Atif Mian, Associate Professor of Finance
John Romalis, Associate Professor of Economics
Summary: Mian and Romalis propose to create a new data set related to trading patterns that can be used to study a pair of issues: pushing foreign-aid loans on borrowers and foreign-exchange windfalls.
The first relates to the efficiency of subsidized foreign financial assistance to developing countries. This literature has mostly focused on recipient countries’ characteristics, and the broader evidence suggests that foreign subsidized credit is not always beneficial. Mian and Romalis propose to shift the focus to include a role for characteristics of the lending country. In particular, they will investigate whether the adverse outcomes might arise because lender countries might actively pursue a policy of “pushing” loans on developing economies as part of their domestic trade policy to boost exports. They will explore whether increased financial flows of different types increase the quantity and/or price of exports from the donor country in the cross-section as well as time-series and whether the effects differ by product type, governance characteristics of the recipient country or influence of the donor economy.

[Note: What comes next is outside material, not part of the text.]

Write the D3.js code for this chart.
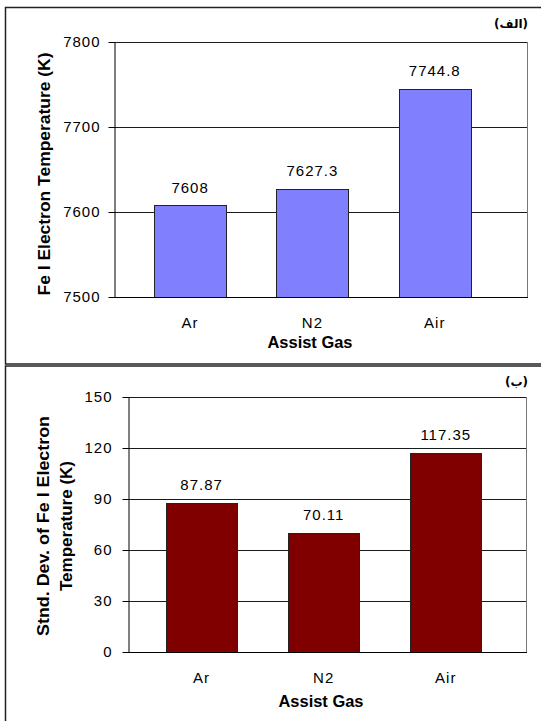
<!DOCTYPE html>
<html>
<head>
<meta charset="utf-8">
<script src="https://cdn.jsdelivr.net/npm/d3@7"></script>
<style>
  body { margin: 0; background: #fff; }
  svg { display: block; }
  text { font-family: "Liberation Sans", Arial, sans-serif; fill: #000; }
  .tick text, .cat, .val { font-size: 15px; letter-spacing: 1px; }
  .title { font-size: 16px; font-weight: bold; }
  .tag { font-family: "DejaVu Sans", sans-serif; font-size: 12px; font-weight: bold; }
</style>
</head>
<body>
<div id="chart"></div>
<script>
const gases = ['Ar', 'N2', 'Air'];
const tempValues = [7608, 7627.3, 7744.8];
const tempLabels = ['7608', '7627.3', '7744.8'];
const tempTicks = [7500, 7600, 7700, 7800];
const stdValues = [87.87, 70.11, 117.35];
const stdLabels = ['87.87', '70.11', '117.35'];
const stdTicks = [0, 30, 60, 90, 120, 150];

const svg = d3.select('#chart').append('svg')
  .attr('width', 541)
  .attr('height', 721);

// panel frames
svg.append('rect')
  .attr('x', 5.5).attr('y', 7.5)
  .attr('width', 560).attr('height', 356.5)
  .attr('fill', 'none').attr('stroke', '#222').attr('stroke-width', 1.5);
svg.append('rect')
  .attr('x', 5.5).attr('y', 366)
  .attr('width', 560).attr('height', 400)
  .attr('fill', 'none').attr('stroke', '#222').attr('stroke-width', 1.5);

// arabic tag drawn as three pieces so the brackets stay where they belong
const drawTag = (g, word, right, baseline) => {
  let x = right;
  [')', word, '('].forEach((piece) => {
    const t = g.append('text')
      .attr('class', 'tag')
      .attr('text-anchor', 'end')
      .attr('x', x)
      .attr('y', baseline)
      .text(piece);
    x -= t.node().getComputedTextLength();
  });
};

const drawPanel = (p) => {
  const g = svg.append('g');

  const y = d3.scaleLinear()
    .domain([p.ticks[0], p.ticks[p.ticks.length - 1]])
    .range([p.bottom, p.top]);

  const x = d3.scaleBand()
    .domain(gases)
    .range([p.left, p.right])
    .paddingInner(p.padInner)
    .paddingOuter(p.padOuter)
    .align(p.align);

  // gridlines
  g.append('g').selectAll('line')
    .data(p.ticks.slice(1))
    .enter()
    .append('line')
    .attr('x1', p.left).attr('x2', p.right)
    .attr('y1', (d) => Math.round(y(d)) + 0.5)
    .attr('y2', (d) => Math.round(y(d)) + 0.5)
    .attr('stroke', '#1a1a1a');

  // right border of plot area
  g.append('line')
    .attr('x1', p.right + 0.5).attr('x2', p.right + 0.5)
    .attr('y1', p.top).attr('y2', p.bottom)
    .attr('stroke', '#777');

  // bars
  g.append('g').selectAll('rect')
    .data(p.values)
    .enter()
    .append('rect')
    .attr('x', (d, i) => Math.round(x(gases[i])) + 0.5)
    .attr('y', (d) => Math.round(y(d)) + 0.5)
    .attr('width', Math.round(x.bandwidth()))
    .attr('height', (d) => Math.round(y(p.ticks[0])) - Math.round(y(d)))
    .attr('fill', p.color)
    .attr('stroke', '#222');

  // value labels
  g.append('g').selectAll('text')
    .data(p.values)
    .enter()
    .append('text')
    .attr('class', 'val')
    .attr('text-anchor', 'middle')
    .attr('x', (d, i) => x(gases[i]) + x.bandwidth() / 2)
    .attr('y', (d) => y(d) - 12.5)
    .text((d, i) => p.labels[i]);

  // y axis
  const yAxis = g.append('g')
    .attr('transform', `translate(${p.left + 0.5},0)`)
    .call(d3.axisLeft(y).tickValues(p.ticks).tickFormat(d3.format('d'))
      .tickSize(6).tickPadding(p.tickPad).tickSizeOuter(0));
  yAxis.selectAll('path, line').attr('stroke', '#000');

  // x axis
  const xAxis = g.append('g')
    .attr('transform', `translate(0,${Math.round(y(p.ticks[0])) + 0.5})`)
    .call(d3.axisBottom(x).tickSize(0).tickPadding(p.catPad).tickSizeOuter(0));
  xAxis.select('.domain').attr('stroke', '#000').attr('d', `M${p.left},0H${p.right + 1}`);
  xAxis.selectAll('.tick text').attr('class', 'cat');

  // x title
  g.append('text')
    .attr('class', 'title')
    .attr('text-anchor', 'middle')
    .attr('x', p.xTitleX)
    .attr('y', p.xTitleY)
    .attr('textLength', 85)
    .attr('lengthAdjust', 'spacingAndGlyphs')
    .text('Assist Gas');

  // y title
  p.yTitle.forEach((line, i) => {
    g.append('text')
      .attr('class', 'title')
      .attr('text-anchor', 'middle')
      .attr('dominant-baseline', 'central')
      .attr('transform', `translate(${p.yTitleX[i]},${p.yTitleY}) rotate(-90)`)
      .attr('textLength', p.yTitleLen[i])
      .attr('lengthAdjust', 'spacingAndGlyphs')
      .text(line);
  });

  drawTag(g, p.tag, 528, p.tagY);
};

drawPanel({
  values: tempValues,
  labels: tempLabels,
  ticks: tempTicks,
  color: '#8080ff',
  left: 114, right: 527, top: 42, bottom: 297,
  padInner: 0.41, padOuter: 0.393, align: 0.416,
  tickPad: 8, catPad: 20,
  xTitleX: 310, xTitleY: 348,
  yTitle: ['Fe I Electron Temperature (K)'],
  yTitleX: [44], yTitleY: 174, yTitleLen: [243],
  tag: 'الف', tagY: 28,
});

drawPanel({
  values: stdValues,
  labels: stdLabels,
  ticks: stdTicks,
  color: '#800000',
  left: 128, right: 526, top: 397, bottom: 652,
  padInner: 0.42, padOuter: 0.34, align: 0.46,
  tickPad: 10, catPad: 20,
  xTitleX: 321, xTitleY: 707,
  yTitle: ['Stnd. Dev. of Fe I Electron', 'Temperature (K)'],
  yTitleX: [43, 66.5], yTitleY: 526, yTitleLen: [220, 130],
  tag: 'ب', tagY: 386,
});
</script>
</body>
</html>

Many developing economies rely heavily on commodities as their main export. Yet these countries are often small enough that they can be treated as price takers. This implies that unexpected fluctuations in commodity prices can have create large foreign exchange windfalls. How do these economies deal with such boons? Mian and Romalis propose to look at the connection between the spending associated with the windfalls and commodity-producing sector: the governance, financial and industrial structure of the commodity producing sector.